> **The problem**
Skip the pictures and quote all of the lines exactly.

** start Dataset section **

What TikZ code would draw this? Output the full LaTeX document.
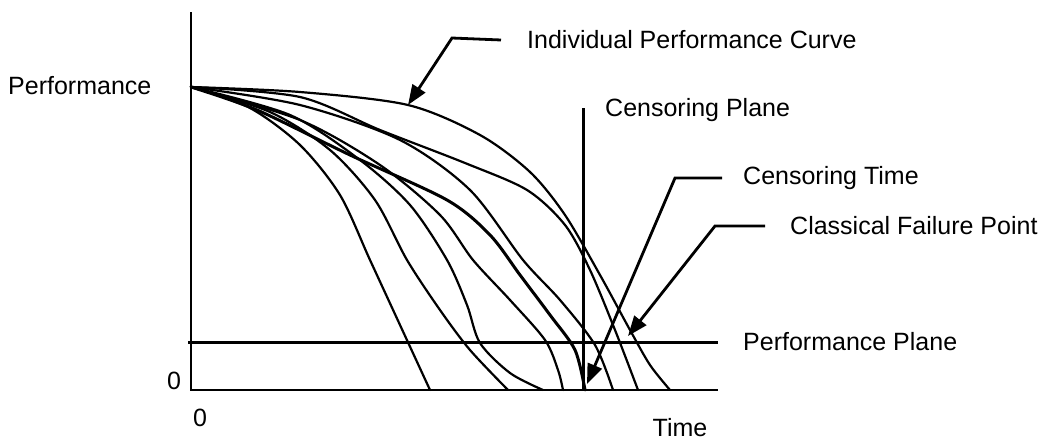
\documentclass[tikz,border=0pt]{standalone}
\usepackage{fontspec}
\setmainfont{Liberation Sans}
\usetikzlibrary{arrows.meta}
\begin{document}
\begin{tikzpicture}[x=1pt,y=-1pt,
  txt/.style={font=\fontsize{25}{28}\selectfont, inner sep=0pt},
  lbl/.style={txt, anchor=west},
  curve/.style={line width=2.2pt, line join=round, line cap=round},
  axis/.style={line width=2.6pt},
  plane/.style={line width=3pt},
  leader/.style={line width=2.8pt, line join=miter, -{Triangle[length=20pt,width=15pt]}},
]
\useasboundingbox (0,0) rectangle (1051,442);
% axes
\coordinate (ytop) at (191,12);
\coordinate (orig) at (191,390);
\coordinate (xend) at (718,390);
\draw[axis] (ytop) -- (orig) -- (xend);
% performance plane
\coordinate (pp0) at (188,342);
\coordinate (pp1) at (718,342);
\draw[plane] (pp0) -- (pp1);
% censoring plane
\coordinate (cp0) at (583,108);
\coordinate (cp1) at (583,390);
\draw[plane] (cp0) -- (cp1);
% curves
\draw[curve] plot[smooth] coordinates {(191,87) (300,92) (408,105) (480,135) (530,172) (565,215) (600,275) (630,330) (650,365) (670,390)};
\draw[curve] plot[smooth] coordinates {(191,87) (300,97) (380,130) (465,163) (527,190) (565,225) (590,270) (615,330) (638,390)};
\draw[curve] plot[smooth] coordinates {(191,87) (300,105) (400,140) (470,190) (523,260) (560,300) (595,345) (613,390)};
\draw[curve, line width=3pt] plot[smooth] coordinates {(191,87) (257,110) (350,155) (447,200) (490,235) (520,275) (550,315) (575,350) (585,390)};
\draw[curve] plot[smooth] coordinates {(191,87) (300,120) (380,165) (440,215) (473,260) (510,300) (545,340) (558,370) (563,390)};
\draw[curve] plot[smooth] coordinates {(191,87) (290,115) (360,160) (410,205) (447,260) (467,305) (480,343) (510,373) (543,390)};
\draw[curve] plot[smooth] coordinates {(191,87) (270,112) (330,150) (375,200) (407,260) (440,310) (470,350) (508,390)};
\draw[curve] plot[smooth] coordinates {(191,87) (250,108) (300,145) (340,195) (370,260) (400,325) (430,390)};
% labels
\node[lbl] (perf) at (8,86) {Performance};
\node[txt] (zy) at (174,381) {0};
\node[txt] (zx) at (200,418) {0};
\node[txt] (time) at (680,428) {Time};
\node[lbl] (ipc) at (527,40) {Individual Performance Curve};
\node[lbl] (cpl) at (605,110) {Censoring Plane};
\node[lbl] (ct) at (743,178) {Censoring Time};
\node[lbl] (cfp) at (790,226) {Classical Failure Point};
\node[lbl] (ppl) at (743,342) {Performance Plane};
% leaders
\coordinate (ipcA) at (452,38);
\coordinate (ipcT) at (408,105);
\draw[leader] ([xshift=-26pt]ipc.west) -- (ipcA) -- (ipcT);
\coordinate (ctA) at (675,178);
\coordinate (ctT) at (587,384);
\draw[leader] ([xshift=-21pt]ct.west) -- (ctA) -- (ctT);
\coordinate (cfpA) at (715,226);
\coordinate (cfpT) at (628,336);
\draw[leader] ([xshift=-25pt]cfp.west) -- (cfpA) -- (cfpT);
\end{tikzpicture}
\end{document}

** end Dataset section **

> **Written response**
What TikZ code would draw this? Output the full LaTeX document.
\documentclass[tikz,border=0pt]{standalone}
\usepackage{fontspec}
\setmainfont{Liberation Sans}
\usetikzlibrary{arrows.meta}
\begin{document}
\begin{tikzpicture}[x=1pt,y=-1pt,
  txt/.style={font=\fontsize{25}{28}\selectfont, inner sep=0pt},
  lbl/.style={txt, anchor=west},
  curve/.style={line width=2.2pt, line join=round, line cap=round},
  axis/.style={line width=2.6pt},
  plane/.style={line width=3pt},
  leader/.style={line width=2.8pt, line join=miter, -{Triangle[length=20pt,width=15pt]}},
]
\useasboundingbox (0,0) rectangle (1051,442);
% axes
\coordinate (ytop) at (191,12);
\coordinate (orig) at (191,390);
\coordinate (xend) at (718,390);
\draw[axis] (ytop) -- (orig) -- (xend);
% performance plane
\coordinate (pp0) at (188,342);
\coordinate (pp1) at (718,342);
\draw[plane] (pp0) -- (pp1);
% censoring plane
\coordinate (cp0) at (583,108);
\coordinate (cp1) at (583,390);
\draw[plane] (cp0) -- (cp1);
% curves
\draw[curve] plot[smooth] coordinates {(191,87) (300,92) (408,105) (480,135) (530,172) (565,215) (600,275) (630,330) (650,365) (670,390)};
\draw[curve] plot[smooth] coordinates {(191,87) (300,97) (380,130) (465,163) (527,190) (565,225) (590,270) (615,330) (638,390)};
\draw[curve] plot[smooth] coordinates {(191,87) (300,105) (400,140) (470,190) (523,260) (560,300) (595,345) (613,390)};
\draw[curve, line width=3pt] plot[smooth] coordinates {(191,87) (257,110) (350,155) (447,200) (490,235) (520,275) (550,315) (575,350) (585,390)};
\draw[curve] plot[smooth] coordinates {(191,87) (300,120) (380,165) (440,215) (473,260) (510,300) (545,340) (558,370) (563,390)};
\draw[curve] plot[smooth] coordinates {(191,87) (290,115) (360,160) (410,205) (447,260) (467,305) (480,343) (510,373) (543,390)};
\draw[curve] plot[smooth] coordinates {(191,87) (270,112) (330,150) (375,200) (407,260) (440,310) (470,350) (508,390)};
\draw[curve] plot[smooth] coordinates {(191,87) (250,108) (300,145) (340,195) (370,260) (400,325) (430,390)};
% labels
\node[lbl] (perf) at (8,86) {Performance};
\node[txt] (zy) at (174,381) {0};
\node[txt] (zx) at (200,418) {0};
\node[txt] (time) at (680,428) {Time};
\node[lbl] (ipc) at (527,40) {Individual Performance Curve};
\node[lbl] (cpl) at (605,110) {Censoring Plane};
\node[lbl] (ct) at (743,178) {Censoring Time};
\node[lbl] (cfp) at (790,226) {Classical Failure Point};
\node[lbl] (ppl) at (743,342) {Performance Plane};
% leaders
\coordinate (ipcA) at (452,38);
\coordinate (ipcT) at (408,105);
\draw[leader] ([xshift=-26pt]ipc.west) -- (ipcA) -- (ipcT);
\coordinate (ctA) at (675,178);
\coordinate (ctT) at (587,384);
\draw[leader] ([xshift=-21pt]ct.west) -- (ctA) -- (ctT);
\coordinate (cfpA) at (715,226);
\coordinate (cfpT) at (628,336);
\draw[leader] ([xshift=-25pt]cfp.west) -- (cfpA) -- (cfpT);
\end{tikzpicture}
\end{document}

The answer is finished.